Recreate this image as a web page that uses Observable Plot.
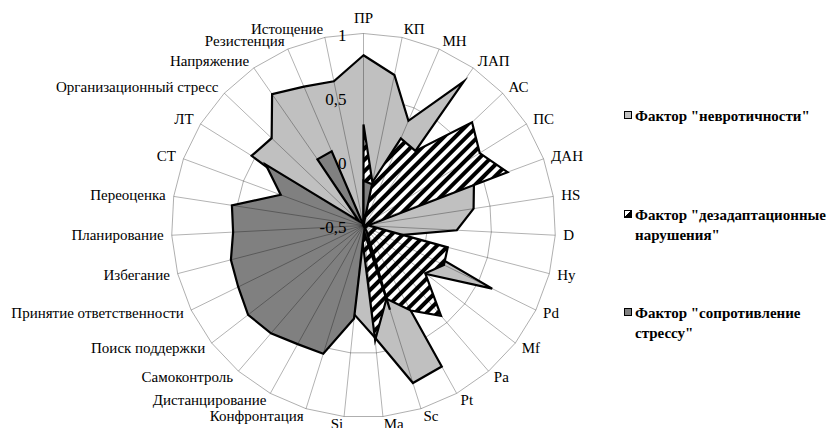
<!DOCTYPE html>
<html><head><meta charset="utf-8">
<script src="https://cdn.jsdelivr.net/npm/d3@7"></script>
<script src="https://cdn.jsdelivr.net/npm/@observablehq/plot@0.6"></script>
<style>
body{margin:0;background:#fff;}
#wrap{position:relative;width:836px;height:428px;overflow:hidden;}
#wrap svg text{font-family:"Liberation Serif","DejaVu Serif","Times New Roman",serif !important;}
.lg{position:absolute;left:635px;font-family:"Liberation Serif","DejaVu Serif","Times New Roman",serif;font-weight:bold;font-size:15px;line-height:20px;color:#000;white-space:nowrap;}
.sw{position:absolute;left:624px;width:6px;height:6px;border:1px solid #000;}
</style></head><body><div id="wrap"></div>
<script>
// ---- data ----
const categories = ["ПР","КП","МН","ЛАП","АС","ПС","ДАН","HS","D","Hy","Pd","Mf","Pa","Pt","Sc","Ma","Si",
  "Конфронтация","Дистанцирование","Самоконтроль","Поиск поддержки","Принятие ответственности","Избегание",
  "Планирование","Переоценка","СТ","ЛТ","Организационный стресс","Напряжение","Резистенция","Истощение"];
const neuroticism = [0.83, 0.70, 0.39, 0.87, -0.50, 0.10, 0.42, 0.37, 0.23, -0.20, 0.62, 0.12, -0.50, 0.76, 0.79, 0.38,
  0.20, 0.10, 0.10, 0.10, 0.10, 0.10, 0.10, 0.10, 0.10, -0.20, 0.53, 0.49, 0.75, 0.68, 0.65];
const maladaptation = [0.29, -0.155, 0.24, 0.21, 0.67, 0.57, 0.70, -0.44, -0.45, 0.18, 0.20, 0.11, 0.43, 0.26, 0.10, 0.40,
  -0.40, -0.50, -0.50, -0.50, -0.50, -0.50, -0.50, -0.50, -0.50, -0.50, -0.50, -0.50, -0.50, -0.50, -0.50];
const stressResistance = [-0.15, -0.17, -0.50, -0.50, -0.50, -0.50, -0.50, -0.50, -0.50, -0.50, -0.50, -0.50, -0.50, -0.45, 0.19, -0.45,
  0.23, 0.55, 0.56, 0.61, 0.64, 0.59, 0.57, 0.52, 0.54, 0.19, 0.40, -0.45, 0.13, 0.13, -0.50];
const ringTicks = [1, 0.5, 0, -0.5];
const ringTickLabels = ["1", "0,5", "0", "-0,5"];
const gridRings = [0, 0.5, 1];
const legendLabels = [["Фактор \"невротичности\""], ["Фактор \"дезадаптационные", "нарушения\""], ["Фактор \"сопротивление", "стрессу\""]];

// ---- layout ----
const W = 836, H = 428, cx = 363, cy = 225, R = 192;
const vMin = -0.5, vMax = 1;
const n = categories.length;
const rad = v => (v - vMin) / (vMax - vMin);
const ang = i => 2 * Math.PI * i / n;
const pt = (i, v) => ({x: rad(v) * Math.sin(ang(i)), y: rad(v) * Math.cos(ang(i))});
const poly = vals => vals.map((v, i) => pt(i, v));

const ringPts = gridRings.flatMap(v => categories.map((c, i) => ({...pt(i, v), ring: v})));
const lblR = 1.042;
const labels = categories.map((c, i) => ({c, i, x: lblR * Math.sin(ang(i)), y: lblR * Math.cos(ang(i)), s: Math.sin(ang(i))}));
const font = "Liberation Serif, DejaVu Serif, serif";
const outline = {x: "x", y: "y", curve: "linear-closed", stroke: "#000", strokeWidth: 2.2, strokeLinejoin: "miter", strokeMiterlimit: 6};

const chart = Plot.plot({
  width: W, height: H, margin: 0,
  x: {domain: [-cx / R, (W - cx) / R], axis: null},
  y: {domain: [-(H - cy) / R, cy / R], axis: null},
  style: {background: "#fff"},
  marks: [
    Plot.line(ringPts, {x: "x", y: "y", z: "ring", curve: "linear-closed", stroke: "#9a9a9a", strokeWidth: 0.8}),
    Plot.line(poly(neuroticism), {...outline, fill: "#c0c0c0"}),
    Plot.line(poly(maladaptation), {...outline, fill: "url(#hatch)"}),
    Plot.line(poly(stressResistance), {...outline, fill: "#808080"}),
    Plot.link(categories, {x1: () => 0, y1: () => 0, x2: (d, i) => pt(i, 1).x, y2: (d, i) => pt(i, 1).y,
      stroke: "#000", strokeOpacity: 0.38, strokeWidth: 0.8}),
    Plot.text(ringTicks, {x: () => 0, y: v => rad(v), text: (d, i) => ringTickLabels[i], textAnchor: "end",
      dx: -17, dy: 2, fontSize: 17, fontFamily: font, fill: "#000"}),
    Plot.text(labels.filter(d => d.s > 0.02), {x: "x", y: "y", text: "c", textAnchor: "start", lineAnchor: "middle", fontSize: 15, fontFamily: font, fill: "#000"}),
    Plot.text(labels.filter(d => d.s < -0.02), {x: "x", y: "y", text: "c", textAnchor: "end", lineAnchor: "middle", fontSize: 15, fontFamily: font, fill: "#000"}),
    Plot.text(labels.filter(d => Math.abs(d.s) <= 0.02), {x: "x", y: "y", text: "c", textAnchor: "middle", lineAnchor: "bottom", dy: -2, fontSize: 15, fontFamily: font, fill: "#000"})
  ]
});

const defs = d3.select(chart).insert("defs", ":first-child");
const pat = defs.append("pattern").attr("id", "hatch").attr("patternUnits", "userSpaceOnUse")
  .attr("width", 8).attr("height", 8).attr("patternTransform", "rotate(45)");
pat.append("rect").attr("width", 8).attr("height", 8).attr("fill", "#fff");
pat.append("rect").attr("width", 4).attr("height", 8).attr("fill", "#000");

const wrap = document.getElementById("wrap");
wrap.appendChild(chart);

// legend
const tops = [106, 205, 303];
const swFills = ["#c0c0c0", "linear-gradient(to bottom right, #fff 50%, #000 50%)", "#808080"];
legendLabels.forEach((lines, k) => {
  const sw = document.createElement("div");
  sw.className = "sw";
  sw.style.top = (tops[k] + 5) + "px";
  sw.style.background = swFills[k];
  wrap.appendChild(sw);
  const t = document.createElement("div");
  t.className = "lg";
  t.style.top = tops[k] + "px";
  t.innerHTML = lines.map(s => s.replace(/&/g, "&amp;").replace(/</g, "&lt;")).join("<br>");
  wrap.appendChild(t);
});
</script></body></html>
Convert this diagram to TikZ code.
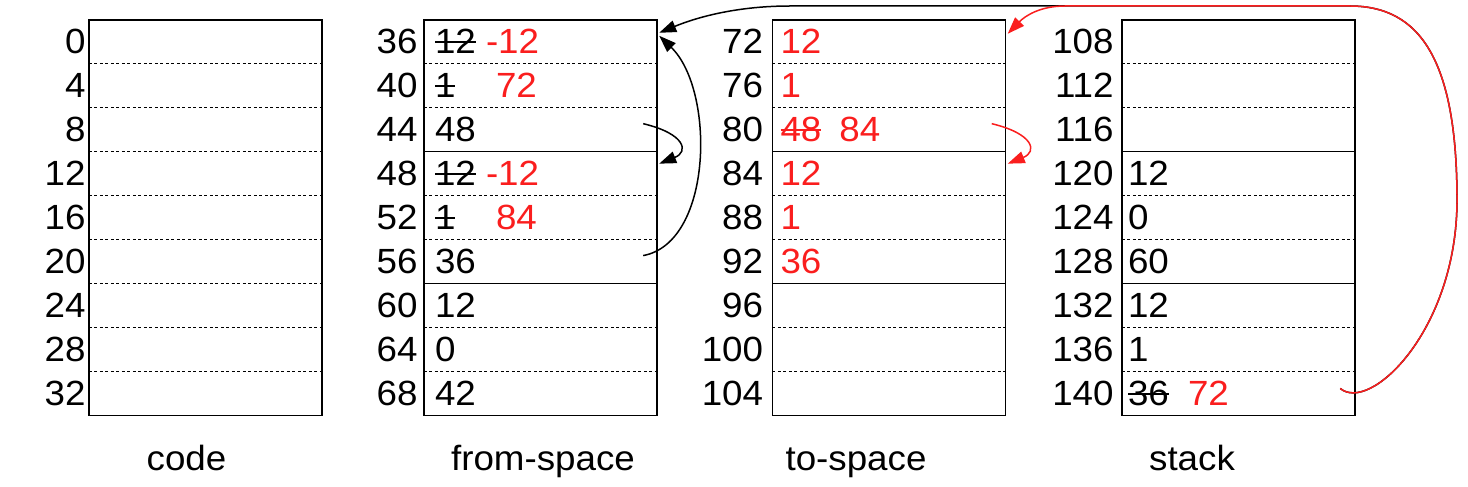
\documentclass[tikz,border=0pt]{standalone}
\usepackage{fontspec}
\setmainfont[FakeStretch=1.05]{Liberation Sans}
\usetikzlibrary{positioning,arrows.meta}
\definecolor{newval}{RGB}{250,30,30}
\newcommand\strk[1]{\setbox0\hbox{#1}\rlap{\rule[0.3em]{\wd0}{0.06em}}\box0}
\newcommand\nv[1]{\textcolor{newval}{#1}}

\begin{document}
\begin{tikzpicture}[x=1bp,y=-1bp,font=\fontsize{35bp}{42bp}\selectfont,
  every label/.style={inner sep=0pt},
  cell/.style={minimum width=233bp,minimum height=43.56bp,inner ysep=0pt,align=left},
  ccell/.style={cell,inner xsep=8bp,text width=217bp},
  fcell/.style={cell,inner xsep=11bp,text width=211bp},
  tcell/.style={cell,inner xsep=8bp,text width=217bp,text=newval},
  scell/.style={cell,inner xsep=6bp,text width=221bp},
  frame/.style={draw,line width=1.5bp},
  sep/.style={draw,line width=1.2bp,dash pattern=on 3bp off 2.5bp},
  ptr/.style={line width=1.5bp,-{Triangle[length=17bp,width=12bp]}},
  title/.style={anchor=base}]
\useasboundingbox (0,0) rectangle (1468,487);

% code
\begin{scope}[label distance=3bp]
\node[ccell,label={left:0}] (c0) at (205.5,41.78) {};
\node[ccell,label={left:4}] (c4) [below=0pt of c0] {};
\node[ccell,label={left:8}] (c8) [below=0pt of c4] {};
\node[ccell,label={left:12}] (c12) [below=0pt of c8] {};
\node[ccell,label={left:16}] (c16) [below=0pt of c12] {};
\node[ccell,label={left:20}] (c20) [below=0pt of c16] {};
\node[ccell,label={left:24}] (c24) [below=0pt of c20] {};
\node[ccell,label={left:28}] (c28) [below=0pt of c24] {};
\node[ccell,label={left:32}] (c32) [below=0pt of c28] {};
\end{scope}

% from-space
\begin{scope}[label distance=6bp]
\node[fcell,label={left:36}] (f36) at (540.5,41.78) {\makebox[51bp][l]{\strk{12}}\nv{-12}};
\node[fcell,label={left:40}] (f40) [below=0pt of f36] {\makebox[61bp][l]{\strk{1}}\nv{72}};
\node[fcell,label={left:44}] (f44) [below=0pt of f40] {48};
\node[fcell,label={left:48}] (f48) [below=0pt of f44] {\makebox[51bp][l]{\strk{12}}\nv{-12}};
\node[fcell,label={left:52}] (f52) [below=0pt of f48] {\makebox[61bp][l]{\strk{1}}\nv{84}};
\node[fcell,label={left:56}] (f56) [below=0pt of f52] {36};
\node[fcell,label={left:60}] (f60) [below=0pt of f56] {12};
\node[fcell,label={left:64}] (f64) [below=0pt of f60] {0};
\node[fcell,label={left:68}] (f68) [below=0pt of f64] {42};
\end{scope}

% to-space
\begin{scope}[label distance=9bp]
\node[tcell,label={left:72}] (t72) at (889,41.78) {12};
\node[tcell,label={left:76}] (t76) [below=0pt of t72] {1};
\node[tcell,label={left:80}] (t80) [below=0pt of t76] {\makebox[59bp][l]{\strk{48}}84};
\node[tcell,label={left:84}] (t84) [below=0pt of t80] {12};
\node[tcell,label={left:88}] (t88) [below=0pt of t84] {1};
\node[tcell,label={left:92}] (t92) [below=0pt of t88] {36};
\node[tcell,label={left:96}] (t96) [below=0pt of t92] {};
\node[tcell,label={left:100}] (t100) [below=0pt of t96] {};
\node[tcell,label={left:104}] (t104) [below=0pt of t100] {};
\end{scope}

% stack
\begin{scope}[label distance=8bp]
\node[scell,label={left:108}] (s108) at (1238.5,41.78) {};
\node[scell,label={left:112}] (s112) [below=0pt of s108] {};
\node[scell,label={left:116}] (s116) [below=0pt of s112] {};
\node[scell,label={left:120}] (s120) [below=0pt of s116] {12};
\node[scell,label={left:124}] (s124) [below=0pt of s120] {0};
\node[scell,label={left:128}] (s128) [below=0pt of s124] {60};
\node[scell,label={left:132}] (s132) [below=0pt of s128] {12};
\node[scell,label={left:136}] (s136) [below=0pt of s132] {1};
\node[scell,label={left:140}] (s140) [below=0pt of s136] {\makebox[60bp][l]{\strk{36}}\nv{72}};
\end{scope}

% frames and row lines
\draw[frame] (c0.north west) rectangle (c32.south east);
\draw[frame] (f36.north west) rectangle (f68.south east);
\draw[frame] (t72.north west) rectangle (t104.south east);
\draw[frame] (s108.north west) rectangle (s140.south east);
\draw[frame] (f44.south west) -- (f44.south east) (f56.south west) -- (f56.south east);
\draw[frame] (t80.south west) -- (t80.south east) (t92.south west) -- (t92.south east);
\draw[frame] (s116.south west) -- (s116.south east) (s128.south west) -- (s128.south east);
\draw[sep] (c0.south west) -- (c0.south east) (c4.south west) -- (c4.south east)
  (c8.south west) -- (c8.south east) (c12.south west) -- (c12.south east)
  (c16.south west) -- (c16.south east) (c20.south west) -- (c20.south east)
  (c24.south west) -- (c24.south east) (c28.south west) -- (c28.south east);
\draw[sep] (f36.south west) -- (f36.south east) (f40.south west) -- (f40.south east)
  (f48.south west) -- (f48.south east) (f52.south west) -- (f52.south east)
  (f60.south west) -- (f60.south east) (f64.south west) -- (f64.south east);
\draw[sep] (t72.south west) -- (t72.south east) (t76.south west) -- (t76.south east)
  (t84.south west) -- (t84.south east) (t88.south west) -- (t88.south east)
  (t96.south west) -- (t96.south east) (t100.south west) -- (t100.south east);
\draw[sep] (s108.south west) -- (s108.south east) (s112.south west) -- (s112.south east)
  (s120.south west) -- (s120.south east) (s124.south west) -- (s124.south east)
  (s132.south west) -- (s132.south east) (s136.south west) -- (s136.south east);

% pointers
\coordinate (p44) at ([xshift=-14bp,yshift=6bp]f44.east);
\coordinate (p56) at ([xshift=-14bp,yshift=6bp]f56.east);
\coordinate (p80) at ([xshift=-14bp,yshift=6bp]t80.east);
\coordinate (p140) at ([xshift=-15bp,yshift=5bp]s140.east);
\coordinate (q36) at ([xshift=2bp,yshift=6bp]f36.east);
\coordinate (q36b) at ([xshift=2bp,yshift=9bp]f36.east);
\coordinate (q48) at ([xshift=2bp,yshift=-12bp]f48.north east);
\coordinate (q72) at ([xshift=2bp,yshift=8bp]t72.east);
\coordinate (q84) at ([xshift=2bp,yshift=-12bp]t84.north east);

\draw[ptr] (p44) .. controls +(42,10) and +(30,-12) .. (q48);
\draw[ptr] (p56) .. controls +(70,-13) and +(56,54) .. (q36);
\draw[ptr] (p140) .. controls +(30,25) and (1457,330) .. (1457,200)
  .. controls (1457,60) and (1420,6) .. (1350,6) -- (790,6)
  .. controls (740,6) and (700,16) .. (q36b);
\draw[ptr,newval] (p140) .. controls +(30,25) and (1457,330) .. (1457,200)
  .. controls (1457,60) and (1420,6) .. (1350,6) -- (1065,6)
  .. controls (1040,6) and (1025,16) .. (q72);
\draw[ptr,newval] (p80) .. controls +(42,10) and +(30,-12) .. (q84);

% titles
\node[title] (lcode) at (186.5,470) {code};
\node[title] (lfrom) at (543,470) {from-space};
\node[title] (lto) at (856,470) {to-space};
\node[title] (lstack) at (1192,470) {stack};
\end{tikzpicture}
\end{document}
◇ ◇ ◇ ◇ ◇
§ Your goal: Above are some records; extract exactly the lines from the one containing "Convert this diagram to TikZ code." through the one containing "(0,0) rectangle (1468,487);" and drop the pictures.

§ Problem solution:
Convert this diagram to TikZ code.
\documentclass[tikz,border=0pt]{standalone}
\usepackage{fontspec}
\setmainfont[FakeStretch=1.05]{Liberation Sans}
\usetikzlibrary{positioning,arrows.meta}
\definecolor{newval}{RGB}{250,30,30}
\newcommand\strk[1]{\setbox0\hbox{#1}\rlap{\rule[0.3em]{\wd0}{0.06em}}\box0}
\newcommand\nv[1]{\textcolor{newval}{#1}}

\begin{document}
\begin{tikzpicture}[x=1bp,y=-1bp,font=\fontsize{35bp}{42bp}\selectfont,
  every label/.style={inner sep=0pt},
  cell/.style={minimum width=233bp,minimum height=43.56bp,inner ysep=0pt,align=left},
  ccell/.style={cell,inner xsep=8bp,text width=217bp},
  fcell/.style={cell,inner xsep=11bp,text width=211bp},
  tcell/.style={cell,inner xsep=8bp,text width=217bp,text=newval},
  scell/.style={cell,inner xsep=6bp,text width=221bp},
  frame/.style={draw,line width=1.5bp},
  sep/.style={draw,line width=1.2bp,dash pattern=on 3bp off 2.5bp},
  ptr/.style={line width=1.5bp,-{Triangle[length=17bp,width=12bp]}},
  title/.style={anchor=base}]
\useasboundingbox (0,0) rectangle (1468,487);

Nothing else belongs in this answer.